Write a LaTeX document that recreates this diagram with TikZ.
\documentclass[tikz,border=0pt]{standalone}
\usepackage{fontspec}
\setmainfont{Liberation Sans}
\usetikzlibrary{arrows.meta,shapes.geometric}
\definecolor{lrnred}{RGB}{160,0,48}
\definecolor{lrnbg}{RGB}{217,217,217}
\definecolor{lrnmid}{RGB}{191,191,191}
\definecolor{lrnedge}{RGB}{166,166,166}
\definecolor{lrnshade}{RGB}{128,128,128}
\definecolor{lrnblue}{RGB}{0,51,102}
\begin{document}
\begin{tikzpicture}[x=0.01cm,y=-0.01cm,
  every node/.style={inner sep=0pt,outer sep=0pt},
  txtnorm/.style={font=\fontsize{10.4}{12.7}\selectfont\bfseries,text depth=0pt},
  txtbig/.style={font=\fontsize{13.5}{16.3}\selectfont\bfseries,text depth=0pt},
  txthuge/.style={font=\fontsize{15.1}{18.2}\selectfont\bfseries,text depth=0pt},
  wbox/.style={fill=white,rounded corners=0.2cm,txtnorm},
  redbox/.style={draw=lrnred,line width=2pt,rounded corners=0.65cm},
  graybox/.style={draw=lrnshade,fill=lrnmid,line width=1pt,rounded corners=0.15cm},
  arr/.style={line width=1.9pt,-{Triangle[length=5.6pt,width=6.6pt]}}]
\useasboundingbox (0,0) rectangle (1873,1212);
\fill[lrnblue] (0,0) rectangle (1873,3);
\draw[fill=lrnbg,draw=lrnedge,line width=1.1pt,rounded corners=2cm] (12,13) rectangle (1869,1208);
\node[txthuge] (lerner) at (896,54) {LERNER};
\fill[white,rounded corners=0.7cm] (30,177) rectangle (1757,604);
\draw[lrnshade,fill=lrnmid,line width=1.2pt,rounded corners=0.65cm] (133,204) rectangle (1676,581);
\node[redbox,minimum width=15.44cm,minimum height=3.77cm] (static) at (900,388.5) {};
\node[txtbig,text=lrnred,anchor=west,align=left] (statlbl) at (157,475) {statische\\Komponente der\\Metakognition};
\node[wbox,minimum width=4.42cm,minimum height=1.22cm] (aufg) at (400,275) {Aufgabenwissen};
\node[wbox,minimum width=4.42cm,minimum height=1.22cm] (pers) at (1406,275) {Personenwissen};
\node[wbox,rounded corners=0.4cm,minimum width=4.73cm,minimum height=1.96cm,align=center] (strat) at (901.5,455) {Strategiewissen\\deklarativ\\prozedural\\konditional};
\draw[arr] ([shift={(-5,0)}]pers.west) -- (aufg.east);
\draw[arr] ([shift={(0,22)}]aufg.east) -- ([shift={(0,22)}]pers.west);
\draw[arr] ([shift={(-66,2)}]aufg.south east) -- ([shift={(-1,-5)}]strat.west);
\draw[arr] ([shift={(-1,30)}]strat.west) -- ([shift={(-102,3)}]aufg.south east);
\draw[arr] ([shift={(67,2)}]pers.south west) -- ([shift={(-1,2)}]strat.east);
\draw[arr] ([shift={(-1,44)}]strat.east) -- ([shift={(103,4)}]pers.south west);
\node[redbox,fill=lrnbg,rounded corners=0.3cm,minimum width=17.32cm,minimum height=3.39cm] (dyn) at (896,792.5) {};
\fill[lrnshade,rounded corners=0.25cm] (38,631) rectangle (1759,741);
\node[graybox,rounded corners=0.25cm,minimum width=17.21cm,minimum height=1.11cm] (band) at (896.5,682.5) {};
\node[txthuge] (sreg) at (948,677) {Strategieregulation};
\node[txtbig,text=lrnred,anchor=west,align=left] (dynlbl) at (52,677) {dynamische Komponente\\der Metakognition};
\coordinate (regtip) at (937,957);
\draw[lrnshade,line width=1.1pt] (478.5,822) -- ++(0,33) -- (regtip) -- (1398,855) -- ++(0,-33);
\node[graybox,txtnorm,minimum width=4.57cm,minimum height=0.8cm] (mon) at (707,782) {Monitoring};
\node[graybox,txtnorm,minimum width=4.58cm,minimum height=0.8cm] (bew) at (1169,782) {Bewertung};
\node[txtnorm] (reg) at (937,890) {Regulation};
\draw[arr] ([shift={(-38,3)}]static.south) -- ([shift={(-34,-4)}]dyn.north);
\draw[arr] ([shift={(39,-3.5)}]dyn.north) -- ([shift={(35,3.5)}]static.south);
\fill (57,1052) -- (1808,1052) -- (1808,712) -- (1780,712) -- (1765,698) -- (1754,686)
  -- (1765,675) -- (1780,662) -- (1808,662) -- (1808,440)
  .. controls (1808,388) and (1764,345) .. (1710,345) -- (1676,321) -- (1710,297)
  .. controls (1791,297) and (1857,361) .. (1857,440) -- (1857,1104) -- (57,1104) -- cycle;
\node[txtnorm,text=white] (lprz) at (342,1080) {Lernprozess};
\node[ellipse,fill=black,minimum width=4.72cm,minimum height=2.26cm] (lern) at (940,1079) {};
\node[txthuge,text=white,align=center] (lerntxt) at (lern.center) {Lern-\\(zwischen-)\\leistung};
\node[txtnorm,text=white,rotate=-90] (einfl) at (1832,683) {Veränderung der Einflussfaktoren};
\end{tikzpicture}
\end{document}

**CHALLENGE:** Copy all the lines, exactly.

**TASK SOLUTION:**
Write a LaTeX document that recreates this diagram with TikZ.
\documentclass[tikz,border=0pt]{standalone}
\usepackage{fontspec}
\setmainfont{Liberation Sans}
\usetikzlibrary{arrows.meta,shapes.geometric}
\definecolor{lrnred}{RGB}{160,0,48}
\definecolor{lrnbg}{RGB}{217,217,217}
\definecolor{lrnmid}{RGB}{191,191,191}
\definecolor{lrnedge}{RGB}{166,166,166}
\definecolor{lrnshade}{RGB}{128,128,128}
\definecolor{lrnblue}{RGB}{0,51,102}
\begin{document}
\begin{tikzpicture}[x=0.01cm,y=-0.01cm,
  every node/.style={inner sep=0pt,outer sep=0pt},
  txtnorm/.style={font=\fontsize{10.4}{12.7}\selectfont\bfseries,text depth=0pt},
  txtbig/.style={font=\fontsize{13.5}{16.3}\selectfont\bfseries,text depth=0pt},
  txthuge/.style={font=\fontsize{15.1}{18.2}\selectfont\bfseries,text depth=0pt},
  wbox/.style={fill=white,rounded corners=0.2cm,txtnorm},
  redbox/.style={draw=lrnred,line width=2pt,rounded corners=0.65cm},
  graybox/.style={draw=lrnshade,fill=lrnmid,line width=1pt,rounded corners=0.15cm},
  arr/.style={line width=1.9pt,-{Triangle[length=5.6pt,width=6.6pt]}}]
\useasboundingbox (0,0) rectangle (1873,1212);
\fill[lrnblue] (0,0) rectangle (1873,3);
\draw[fill=lrnbg,draw=lrnedge,line width=1.1pt,rounded corners=2cm] (12,13) rectangle (1869,1208);
\node[txthuge] (lerner) at (896,54) {LERNER};
\fill[white,rounded corners=0.7cm] (30,177) rectangle (1757,604);
\draw[lrnshade,fill=lrnmid,line width=1.2pt,rounded corners=0.65cm] (133,204) rectangle (1676,581);
\node[redbox,minimum width=15.44cm,minimum height=3.77cm] (static) at (900,388.5) {};
\node[txtbig,text=lrnred,anchor=west,align=left] (statlbl) at (157,475) {statische\\Komponente der\\Metakognition};
\node[wbox,minimum width=4.42cm,minimum height=1.22cm] (aufg) at (400,275) {Aufgabenwissen};
\node[wbox,minimum width=4.42cm,minimum height=1.22cm] (pers) at (1406,275) {Personenwissen};
\node[wbox,rounded corners=0.4cm,minimum width=4.73cm,minimum height=1.96cm,align=center] (strat) at (901.5,455) {Strategiewissen\\deklarativ\\prozedural\\konditional};
\draw[arr] ([shift={(-5,0)}]pers.west) -- (aufg.east);
\draw[arr] ([shift={(0,22)}]aufg.east) -- ([shift={(0,22)}]pers.west);
\draw[arr] ([shift={(-66,2)}]aufg.south east) -- ([shift={(-1,-5)}]strat.west);
\draw[arr] ([shift={(-1,30)}]strat.west) -- ([shift={(-102,3)}]aufg.south east);
\draw[arr] ([shift={(67,2)}]pers.south west) -- ([shift={(-1,2)}]strat.east);
\draw[arr] ([shift={(-1,44)}]strat.east) -- ([shift={(103,4)}]pers.south west);
\node[redbox,fill=lrnbg,rounded corners=0.3cm,minimum width=17.32cm,minimum height=3.39cm] (dyn) at (896,792.5) {};
\fill[lrnshade,rounded corners=0.25cm] (38,631) rectangle (1759,741);
\node[graybox,rounded corners=0.25cm,minimum width=17.21cm,minimum height=1.11cm] (band) at (896.5,682.5) {};
\node[txthuge] (sreg) at (948,677) {Strategieregulation};
\node[txtbig,text=lrnred,anchor=west,align=left] (dynlbl) at (52,677) {dynamische Komponente\\der Metakognition};
\coordinate (regtip) at (937,957);
\draw[lrnshade,line width=1.1pt] (478.5,822) -- ++(0,33) -- (regtip) -- (1398,855) -- ++(0,-33);
\node[graybox,txtnorm,minimum width=4.57cm,minimum height=0.8cm] (mon) at (707,782) {Monitoring};
\node[graybox,txtnorm,minimum width=4.58cm,minimum height=0.8cm] (bew) at (1169,782) {Bewertung};
\node[txtnorm] (reg) at (937,890) {Regulation};
\draw[arr] ([shift={(-38,3)}]static.south) -- ([shift={(-34,-4)}]dyn.north);
\draw[arr] ([shift={(39,-3.5)}]dyn.north) -- ([shift={(35,3.5)}]static.south);
\fill (57,1052) -- (1808,1052) -- (1808,712) -- (1780,712) -- (1765,698) -- (1754,686)
  -- (1765,675) -- (1780,662) -- (1808,662) -- (1808,440)
  .. controls (1808,388) and (1764,345) .. (1710,345) -- (1676,321) -- (1710,297)
  .. controls (1791,297) and (1857,361) .. (1857,440) -- (1857,1104) -- (57,1104) -- cycle;
\node[txtnorm,text=white] (lprz) at (342,1080) {Lernprozess};
\node[ellipse,fill=black,minimum width=4.72cm,minimum height=2.26cm] (lern) at (940,1079) {};
\node[txthuge,text=white,align=center] (lerntxt) at (lern.center) {Lern-\\(zwischen-)\\leistung};
\node[txtnorm,text=white,rotate=-90] (einfl) at (1832,683) {Veränderung der Einflussfaktoren};
\end{tikzpicture}
\end{document}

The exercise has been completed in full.